学术文献库

Purpose: To develop a novel deep-learning model that integrates radiomics analysis in a multi-dimensional feature fusion workflow for glioblastoma (GBM) post-resection survival prediction. Methods: A cohort of 235 GBM patients with complete surgical resection was divided into short-term/long-term survival groups with 1-yr survival time threshold. Each patient received a pre-surgery multi-parametric MRI exam, and three tumor subregions were segmented by neuroradiologists. The developed model comprises three data source branches: in the 1st radiomics branch, 456 radiomics features (RF) were from each patient; in the 2nd deep learning branch, an encoding neural network architecture was trained for survival group prediction using each single MR modality, and high-dimensional parameters of the last two network layers were extracted as deep features (DF). The extracted radiomics features and deep features were processed by a feature selection procedure to reduce dimension size of each feature space. In the 3rd branch, non-image-based patient-specific clinical features (PSCF) were collected.
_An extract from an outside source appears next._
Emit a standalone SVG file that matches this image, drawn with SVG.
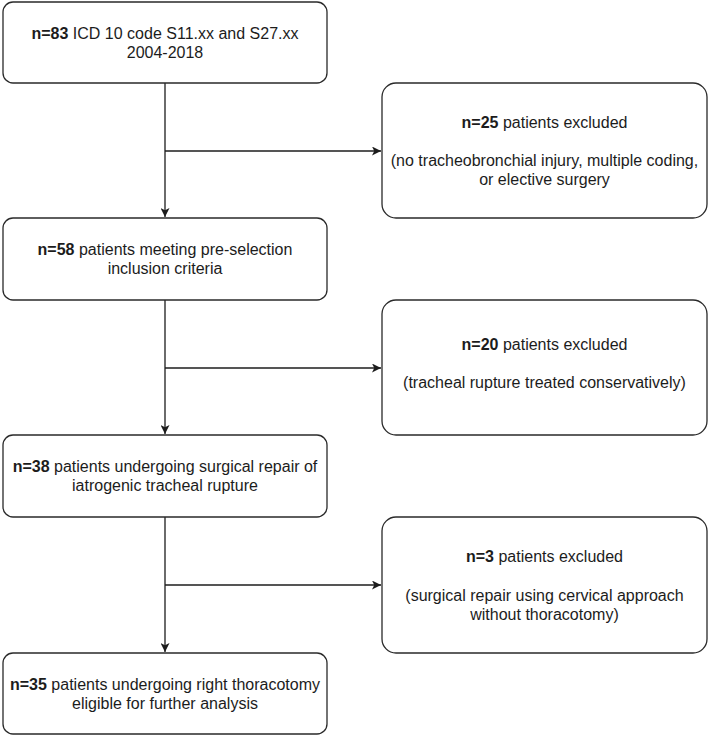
<svg xmlns="http://www.w3.org/2000/svg" width="709" height="736" viewBox="0 0 709 736">
<style>
.box{fill:#fff;stroke:#2a2a2a;stroke-width:1.3}
.t{font-family:"Liberation Sans",Arial,Helvetica,sans-serif;font-size:16px;fill:#1c1c1c;text-anchor:middle}
.b{font-weight:bold}
.c{fill:none;stroke:#1c1c1c;stroke-width:1.3}
</style>
<defs>
<marker id="arr" viewBox="0 0 10 10" refX="10" refY="5" markerWidth="9" markerHeight="9" markerUnits="userSpaceOnUse" orient="auto">
<path d="M0,0 L10,5 L0,10 L2.5,5 Z" fill="#1c1c1c"/>
</marker>
</defs>
<rect width="709" height="736" fill="#fff"/>
<g id="connectors">
<path class="c" d="M165,83 V217" marker-end="url(#arr)"/>
<path class="c" d="M165,151 H381" marker-end="url(#arr)"/>
<path class="c" d="M165,300 V434" marker-end="url(#arr)"/>
<path class="c" d="M165,368 H381" marker-end="url(#arr)"/>
<path class="c" d="M165,517 V652" marker-end="url(#arr)"/>
<path class="c" d="M165,585 H381" marker-end="url(#arr)"/>
</g>
<g id="n83">
<rect class="box" x="3" y="2" width="324" height="81" rx="10"/>
<text class="t" x="165" y="38.5"><tspan class="b">n=83</tspan> ICD 10 code S11.xx and S27.xx</text>
<text class="t" x="165" y="57.7">2004-2018</text>
</g>
<g id="ex25">
<rect class="box" x="382" y="83" width="325" height="135" rx="14"/>
<text class="t" x="544.5" y="127.5"><tspan class="b">n=25</tspan> patients excluded</text>
<text class="t" x="544.5" y="166">(no tracheobronchial injury, multiple coding,</text>
<text class="t" x="544.5" y="185">or elective surgery</text>
</g>
<g id="n58">
<rect class="box" x="3" y="218" width="324" height="82" rx="10"/>
<text class="t" x="165" y="255"><tspan class="b">n=58</tspan> patients meeting pre-selection</text>
<text class="t" x="165" y="274">inclusion criteria</text>
</g>
<g id="ex20">
<rect class="box" x="382" y="300" width="325" height="135" rx="14"/>
<text class="t" x="544.5" y="350"><tspan class="b">n=20</tspan> patients excluded</text>
<text class="t" x="544.5" y="388">(tracheal rupture treated conservatively)</text>
</g>
<g id="n38">
<rect class="box" x="3" y="435" width="324" height="82" rx="10"/>
<text class="t" x="165" y="472"><tspan class="b">n=38</tspan> patients undergoing surgical repair of</text>
<text class="t" x="165" y="491">iatrogenic tracheal rupture</text>
</g>
<g id="ex3">
<rect class="box" x="382" y="517" width="325" height="136" rx="14"/>
<text class="t" x="544.5" y="562"><tspan class="b">n=3</tspan> patients excluded</text>
<text class="t" x="544.5" y="600.5">(surgical repair using cervical approach</text>
<text class="t" x="544.5" y="619.5">without thoracotomy)</text>
</g>
<g id="n35">
<rect class="box" x="3" y="653" width="324" height="81" rx="10"/>
<text class="t" x="165" y="689.5"><tspan class="b">n=35</tspan> patients undergoing right thoracotomy</text>
<text class="t" x="165" y="708.7">eligible for further analysis</text>
</g>
</svg>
Finally, data sources from all three branches were fused as an integrated input for a supporting vector machine (SVM) execution for survival group prediction. Different strategies of model design, including 1) 2D/3D-based image analysis, and 2) different data source combinations in SVM input design, were investigated in comparison studies. Results: The model achieved 0.638 prediction accuracy when using PSCF only, which was higher than the results using RF or DF only in both 2D and 3D analysis. The joint use of RF/PSCF improved accuracy results to 0.681 in 3D analysis. The most accurate models in 2D/3D analysis reached the highest accuracy 0.745 with different combinations of RF/DF/ PSCF, and the corresponding ROC AUC results were 0.69(2D) and 0.71(3D), respectively.